During the sprint race at the Red Bull Ring, Schumacher ran behind team-mate Kevin Magnussen and requested a position swap, feeling he had more pace.
However, the team order was not issued and Schumacher ended up dropping behind rivals before the chequered flag, failing to score points.
Although he would go on to take his best career result during Sunday’s grand prix, Komatsu revealed that Haas wasn’t pleased with the 2020 Formula 2 champion’s attitude at the event.
“Mick was behind Kevin and that frustrated him,” Komatsu told Motorsport-Total.com. “His focus in the sprint race wasn’t the right one.
“We talked about that afterwards. We talked before the sprint race about how we would do it as a team. But what he did after that wasn’t great.
“And what he said after that wasn’t great either.”
Schumacher’s future beyond the 2022 campaign is unknown, however it is heavily rumoured that he will depart Haas at the end of the year.
The German was paired with Kevin Magnussen for his second year in F1, having been placed alongside Nikita Mazepin in 2021.
Magnussen boasts much more experience than Schumacher, with Komatsu accusing Schumacher of focusing too much on his team-mate.
“Sometimes Mick focuses too much on his team-mate,” he said. “Then I say to him ‘look, Kevin really likes to help you and he tells you things he would never have told Romain [Grosjean] before’.
“Then Mick thinks and realises the most important thing for the team is to get up in the Constructors’ Championship.
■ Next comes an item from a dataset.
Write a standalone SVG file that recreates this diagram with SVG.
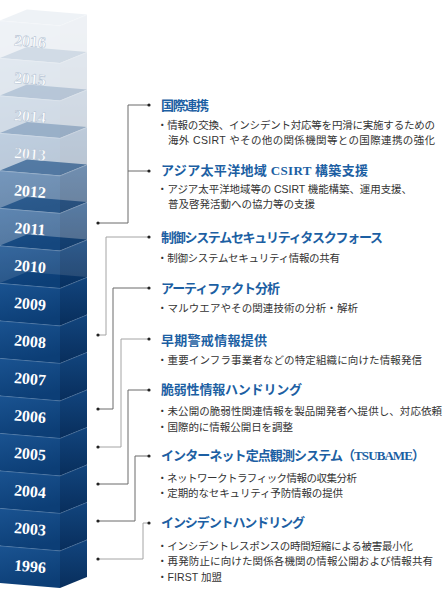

“I explain it to him: ‘Mick, come on, you’re doing well, focus on your own performance and not on this thing’. And then it’s fine again.
“It’s very good for Mick to have an established team-mate like Kevin. We didn’t know beforehand how good he is.
“Then Kevin came along and that gave us a reference. We think that with our 2021 car we would have been safe against Williams – we could have fought if we’d had Kevin back then. Mick would have benefited from that in his development.”